Problem details: The records below must be output exactly, without pictures.

Extracted records
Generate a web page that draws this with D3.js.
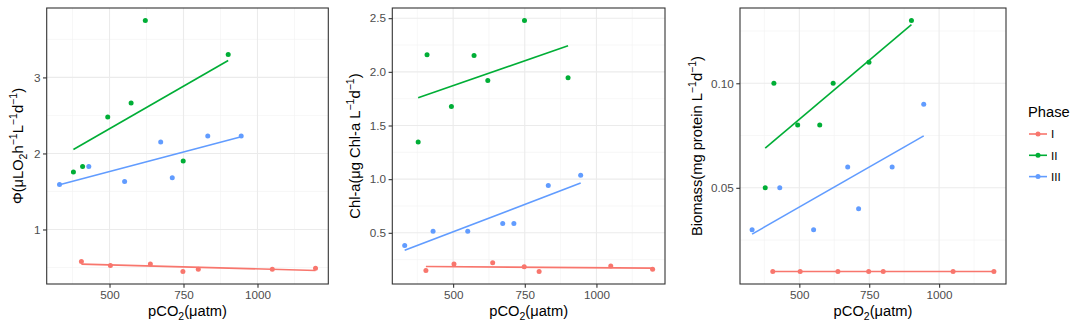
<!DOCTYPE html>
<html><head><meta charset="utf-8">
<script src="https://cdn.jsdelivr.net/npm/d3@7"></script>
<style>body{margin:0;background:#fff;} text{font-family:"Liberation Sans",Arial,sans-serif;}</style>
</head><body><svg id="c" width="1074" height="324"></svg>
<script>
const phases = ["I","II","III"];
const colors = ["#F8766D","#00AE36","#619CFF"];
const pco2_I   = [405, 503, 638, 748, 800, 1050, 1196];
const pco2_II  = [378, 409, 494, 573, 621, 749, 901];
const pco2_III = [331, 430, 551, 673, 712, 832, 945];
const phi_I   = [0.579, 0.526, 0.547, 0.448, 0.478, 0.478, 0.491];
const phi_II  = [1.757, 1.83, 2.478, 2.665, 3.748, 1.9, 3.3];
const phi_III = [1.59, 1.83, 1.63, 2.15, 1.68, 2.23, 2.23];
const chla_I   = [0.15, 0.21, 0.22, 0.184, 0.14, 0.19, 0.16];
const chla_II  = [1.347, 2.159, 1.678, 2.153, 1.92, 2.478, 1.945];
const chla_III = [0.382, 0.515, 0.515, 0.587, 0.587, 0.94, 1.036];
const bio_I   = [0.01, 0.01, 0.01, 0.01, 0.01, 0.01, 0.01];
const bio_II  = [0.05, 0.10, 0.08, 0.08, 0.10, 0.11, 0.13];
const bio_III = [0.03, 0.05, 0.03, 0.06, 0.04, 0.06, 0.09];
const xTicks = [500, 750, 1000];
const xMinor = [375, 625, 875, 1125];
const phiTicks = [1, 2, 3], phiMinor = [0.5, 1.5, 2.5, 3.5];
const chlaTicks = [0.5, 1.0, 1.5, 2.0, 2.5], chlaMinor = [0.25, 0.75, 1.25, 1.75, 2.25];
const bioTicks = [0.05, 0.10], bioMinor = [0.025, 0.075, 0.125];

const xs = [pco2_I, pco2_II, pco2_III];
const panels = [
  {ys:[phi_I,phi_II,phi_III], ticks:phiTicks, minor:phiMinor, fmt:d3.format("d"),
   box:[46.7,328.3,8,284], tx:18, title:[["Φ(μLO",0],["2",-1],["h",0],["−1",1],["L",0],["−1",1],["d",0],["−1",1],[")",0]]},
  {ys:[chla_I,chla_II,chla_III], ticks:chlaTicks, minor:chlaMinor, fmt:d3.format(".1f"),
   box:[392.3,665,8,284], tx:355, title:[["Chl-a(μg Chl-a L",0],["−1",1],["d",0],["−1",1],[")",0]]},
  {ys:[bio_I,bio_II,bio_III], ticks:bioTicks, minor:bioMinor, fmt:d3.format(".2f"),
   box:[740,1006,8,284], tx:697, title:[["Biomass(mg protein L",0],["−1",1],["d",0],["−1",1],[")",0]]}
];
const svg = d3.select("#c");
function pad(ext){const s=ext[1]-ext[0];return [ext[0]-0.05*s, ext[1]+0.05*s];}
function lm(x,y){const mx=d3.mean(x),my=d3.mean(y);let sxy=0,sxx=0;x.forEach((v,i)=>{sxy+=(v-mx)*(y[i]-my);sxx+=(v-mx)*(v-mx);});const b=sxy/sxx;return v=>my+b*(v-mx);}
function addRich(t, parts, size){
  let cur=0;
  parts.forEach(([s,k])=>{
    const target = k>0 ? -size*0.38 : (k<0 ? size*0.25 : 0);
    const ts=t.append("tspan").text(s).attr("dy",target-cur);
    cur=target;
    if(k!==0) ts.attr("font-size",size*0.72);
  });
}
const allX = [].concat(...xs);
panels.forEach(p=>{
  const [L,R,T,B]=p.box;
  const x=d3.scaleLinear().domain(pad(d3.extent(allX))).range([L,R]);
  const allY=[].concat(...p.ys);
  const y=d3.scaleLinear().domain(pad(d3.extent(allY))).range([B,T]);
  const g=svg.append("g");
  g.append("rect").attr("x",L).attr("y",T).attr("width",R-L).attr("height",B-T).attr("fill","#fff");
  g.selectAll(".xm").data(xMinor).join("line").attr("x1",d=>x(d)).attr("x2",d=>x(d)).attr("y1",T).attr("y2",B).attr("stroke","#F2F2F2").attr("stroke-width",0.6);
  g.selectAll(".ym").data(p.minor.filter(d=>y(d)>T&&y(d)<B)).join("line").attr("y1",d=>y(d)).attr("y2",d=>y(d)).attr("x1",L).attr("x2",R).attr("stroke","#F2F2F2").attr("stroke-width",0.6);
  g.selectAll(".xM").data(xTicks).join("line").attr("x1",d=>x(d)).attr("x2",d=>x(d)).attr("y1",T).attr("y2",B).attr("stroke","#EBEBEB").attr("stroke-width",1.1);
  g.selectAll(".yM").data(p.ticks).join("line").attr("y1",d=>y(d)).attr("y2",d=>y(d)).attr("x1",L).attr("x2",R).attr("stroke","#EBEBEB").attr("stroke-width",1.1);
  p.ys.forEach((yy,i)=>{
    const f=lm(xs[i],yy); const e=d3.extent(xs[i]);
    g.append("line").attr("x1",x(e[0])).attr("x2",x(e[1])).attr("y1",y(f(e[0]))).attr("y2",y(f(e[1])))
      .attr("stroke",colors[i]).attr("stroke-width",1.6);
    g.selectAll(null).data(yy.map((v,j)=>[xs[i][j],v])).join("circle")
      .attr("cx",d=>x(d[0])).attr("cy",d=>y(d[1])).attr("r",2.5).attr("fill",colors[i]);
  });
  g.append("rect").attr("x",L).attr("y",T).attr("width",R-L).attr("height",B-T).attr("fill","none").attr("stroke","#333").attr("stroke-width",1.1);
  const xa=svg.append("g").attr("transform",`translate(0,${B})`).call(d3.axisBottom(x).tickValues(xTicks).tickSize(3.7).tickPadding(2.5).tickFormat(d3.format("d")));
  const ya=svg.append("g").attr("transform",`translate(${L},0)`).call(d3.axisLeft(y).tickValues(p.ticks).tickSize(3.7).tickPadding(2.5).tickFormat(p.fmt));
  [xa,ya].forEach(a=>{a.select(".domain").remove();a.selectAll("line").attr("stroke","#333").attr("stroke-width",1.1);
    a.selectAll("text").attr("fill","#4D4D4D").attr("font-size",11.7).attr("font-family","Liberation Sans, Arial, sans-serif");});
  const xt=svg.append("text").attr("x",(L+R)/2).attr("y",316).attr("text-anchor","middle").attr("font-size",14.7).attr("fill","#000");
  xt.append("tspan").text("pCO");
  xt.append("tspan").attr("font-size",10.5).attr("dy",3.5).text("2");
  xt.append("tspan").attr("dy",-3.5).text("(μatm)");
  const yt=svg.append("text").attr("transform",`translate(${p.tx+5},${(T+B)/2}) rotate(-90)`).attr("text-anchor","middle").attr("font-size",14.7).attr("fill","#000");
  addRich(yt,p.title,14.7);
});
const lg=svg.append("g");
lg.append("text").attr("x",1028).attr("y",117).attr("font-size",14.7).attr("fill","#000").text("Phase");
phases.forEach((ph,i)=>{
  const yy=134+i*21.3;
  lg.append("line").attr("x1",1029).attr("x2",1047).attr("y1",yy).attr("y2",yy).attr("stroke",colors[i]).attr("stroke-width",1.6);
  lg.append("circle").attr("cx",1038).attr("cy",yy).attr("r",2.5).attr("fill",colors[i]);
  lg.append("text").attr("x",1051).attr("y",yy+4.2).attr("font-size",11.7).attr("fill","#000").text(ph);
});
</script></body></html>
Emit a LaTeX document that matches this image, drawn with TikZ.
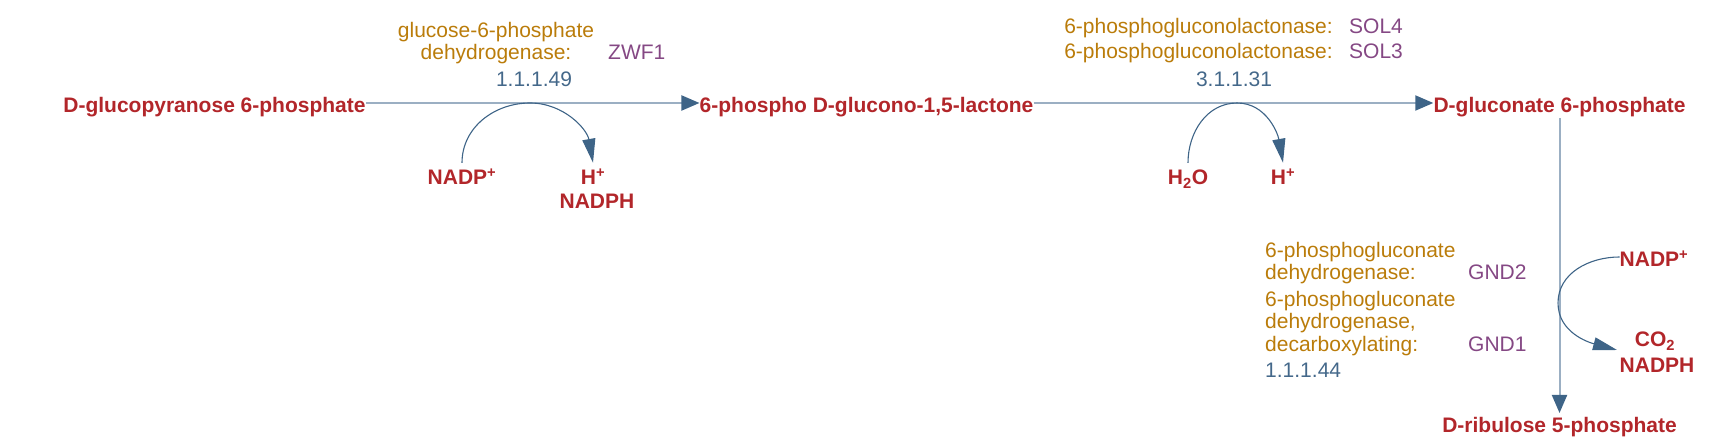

Reply:
Generate a web page that draws this with D3.js.
<!DOCTYPE html>
<html><head><meta charset="utf-8">
<script src="https://cdn.jsdelivr.net/npm/d3@7"></script>
<style>body{margin:0;background:#fff;} text{font-family:"Liberation Sans",Arial,sans-serif;}</style>
</head><body><svg id="c" width="1074" height="324"></svg>
<script>
const phases = ["I","II","III"];
const colors = ["#F8766D","#00AE36","#619CFF"];
const pco2_I   = [405, 503, 638, 748, 800, 1050, 1196];
const pco2_II  = [378, 409, 494, 573, 621, 749, 901];
const pco2_III = [331, 430, 551, 673, 712, 832, 945];
const phi_I   = [0.579, 0.526, 0.547, 0.448, 0.478, 0.478, 0.491];
const phi_II  = [1.757, 1.83, 2.478, 2.665, 3.748, 1.9, 3.3];
const phi_III = [1.59, 1.83, 1.63, 2.15, 1.68, 2.23, 2.23];
const chla_I   = [0.15, 0.21, 0.22, 0.184, 0.14, 0.19, 0.16];
const chla_II  = [1.347, 2.159, 1.678, 2.153, 1.92, 2.478, 1.945];
const chla_III = [0.382, 0.515, 0.515, 0.587, 0.587, 0.94, 1.036];
const bio_I   = [0.01, 0.01, 0.01, 0.01, 0.01, 0.01, 0.01];
const bio_II  = [0.05, 0.10, 0.08, 0.08, 0.10, 0.11, 0.13];
const bio_III = [0.03, 0.05, 0.03, 0.06, 0.04, 0.06, 0.09];
const xTicks = [500, 750, 1000];
const xMinor = [375, 625, 875, 1125];
const phiTicks = [1, 2, 3], phiMinor = [0.5, 1.5, 2.5, 3.5];
const chlaTicks = [0.5, 1.0, 1.5, 2.0, 2.5], chlaMinor = [0.25, 0.75, 1.25, 1.75, 2.25];
const bioTicks = [0.05, 0.10], bioMinor = [0.025, 0.075, 0.125];

const xs = [pco2_I, pco2_II, pco2_III];
const panels = [
  {ys:[phi_I,phi_II,phi_III], ticks:phiTicks, minor:phiMinor, fmt:d3.format("d"),
   box:[46.7,328.3,8,284], tx:18, title:[["Φ(μLO",0],["2",-1],["h",0],["−1",1],["L",0],["−1",1],["d",0],["−1",1],[")",0]]},
  {ys:[chla_I,chla_II,chla_III], ticks:chlaTicks, minor:chlaMinor, fmt:d3.format(".1f"),
   box:[392.3,665,8,284], tx:355, title:[["Chl-a(μg Chl-a L",0],["−1",1],["d",0],["−1",1],[")",0]]},
  {ys:[bio_I,bio_II,bio_III], ticks:bioTicks, minor:bioMinor, fmt:d3.format(".2f"),
   box:[740,1006,8,284], tx:697, title:[["Biomass(mg protein L",0],["−1",1],["d",0],["−1",1],[")",0]]}
];
const svg = d3.select("#c");
function pad(ext){const s=ext[1]-ext[0];return [ext[0]-0.05*s, ext[1]+0.05*s];}
function lm(x,y){const mx=d3.mean(x),my=d3.mean(y);let sxy=0,sxx=0;x.forEach((v,i)=>{sxy+=(v-mx)*(y[i]-my);sxx+=(v-mx)*(v-mx);});const b=sxy/sxx;return v=>my+b*(v-mx);}
function addRich(t, parts, size){
  let cur=0;
  parts.forEach(([s,k])=>{
    const target = k>0 ? -size*0.38 : (k<0 ? size*0.25 : 0);
    const ts=t.append("tspan").text(s).attr("dy",target-cur);
    cur=target;
    if(k!==0) ts.attr("font-size",size*0.72);
  });
}
const allX = [].concat(...xs);
panels.forEach(p=>{
  const [L,R,T,B]=p.box;
  const x=d3.scaleLinear().domain(pad(d3.extent(allX))).range([L,R]);
  const allY=[].concat(...p.ys);
  const y=d3.scaleLinear().domain(pad(d3.extent(allY))).range([B,T]);
  const g=svg.append("g");
  g.append("rect").attr("x",L).attr("y",T).attr("width",R-L).attr("height",B-T).attr("fill","#fff");
  g.selectAll(".xm").data(xMinor).join("line").attr("x1",d=>x(d)).attr("x2",d=>x(d)).attr("y1",T).attr("y2",B).attr("stroke","#F2F2F2").attr("stroke-width",0.6);
  g.selectAll(".ym").data(p.minor.filter(d=>y(d)>T&&y(d)<B)).join("line").attr("y1",d=>y(d)).attr("y2",d=>y(d)).attr("x1",L).attr("x2",R).attr("stroke","#F2F2F2").attr("stroke-width",0.6);
  g.selectAll(".xM").data(xTicks).join("line").attr("x1",d=>x(d)).attr("x2",d=>x(d)).attr("y1",T).attr("y2",B).attr("stroke","#EBEBEB").attr("stroke-width",1.1);
  g.selectAll(".yM").data(p.ticks).join("line").attr("y1",d=>y(d)).attr("y2",d=>y(d)).attr("x1",L).attr("x2",R).attr("stroke","#EBEBEB").attr("stroke-width",1.1);
  p.ys.forEach((yy,i)=>{
    const f=lm(xs[i],yy); const e=d3.extent(xs[i]);
    g.append("line").attr("x1",x(e[0])).attr("x2",x(e[1])).attr("y1",y(f(e[0]))).attr("y2",y(f(e[1])))
      .attr("stroke",colors[i]).attr("stroke-width",1.6);
    g.selectAll(null).data(yy.map((v,j)=>[xs[i][j],v])).join("circle")
      .attr("cx",d=>x(d[0])).attr("cy",d=>y(d[1])).attr("r",2.5).attr("fill",colors[i]);
  });
  g.append("rect").attr("x",L).attr("y",T).attr("width",R-L).attr("height",B-T).attr("fill","none").attr("stroke","#333").attr("stroke-width",1.1);
  const xa=svg.append("g").attr("transform",`translate(0,${B})`).call(d3.axisBottom(x).tickValues(xTicks).tickSize(3.7).tickPadding(2.5).tickFormat(d3.format("d")));
  const ya=svg.append("g").attr("transform",`translate(${L},0)`).call(d3.axisLeft(y).tickValues(p.ticks).tickSize(3.7).tickPadding(2.5).tickFormat(p.fmt));
  [xa,ya].forEach(a=>{a.select(".domain").remove();a.selectAll("line").attr("stroke","#333").attr("stroke-width",1.1);
    a.selectAll("text").attr("fill","#4D4D4D").attr("font-size",11.7).attr("font-family","Liberation Sans, Arial, sans-serif");});
  const xt=svg.append("text").attr("x",(L+R)/2).attr("y",316).attr("text-anchor","middle").attr("font-size",14.7).attr("fill","#000");
  xt.append("tspan").text("pCO");
  xt.append("tspan").attr("font-size",10.5).attr("dy",3.5).text("2");
  xt.append("tspan").attr("dy",-3.5).text("(μatm)");
  const yt=svg.append("text").attr("transform",`translate(${p.tx+5},${(T+B)/2}) rotate(-90)`).attr("text-anchor","middle").attr("font-size",14.7).attr("fill","#000");
  addRich(yt,p.title,14.7);
});
const lg=svg.append("g");
lg.append("text").attr("x",1028).attr("y",117).attr("font-size",14.7).attr("fill","#000").text("Phase");
phases.forEach((ph,i)=>{
  const yy=134+i*21.3;
  lg.append("line").attr("x1",1029).attr("x2",1047).attr("y1",yy).attr("y2",yy).attr("stroke",colors[i]).attr("stroke-width",1.6);
  lg.append("circle").attr("cx",1038).attr("cy",yy).attr("r",2.5).attr("fill",colors[i]);
  lg.append("text").attr("x",1051).attr("y",yy+4.2).attr("font-size",11.7).attr("fill","#000").text(ph);
});
</script></body></html>
Emit a LaTeX document that matches this image, drawn with TikZ.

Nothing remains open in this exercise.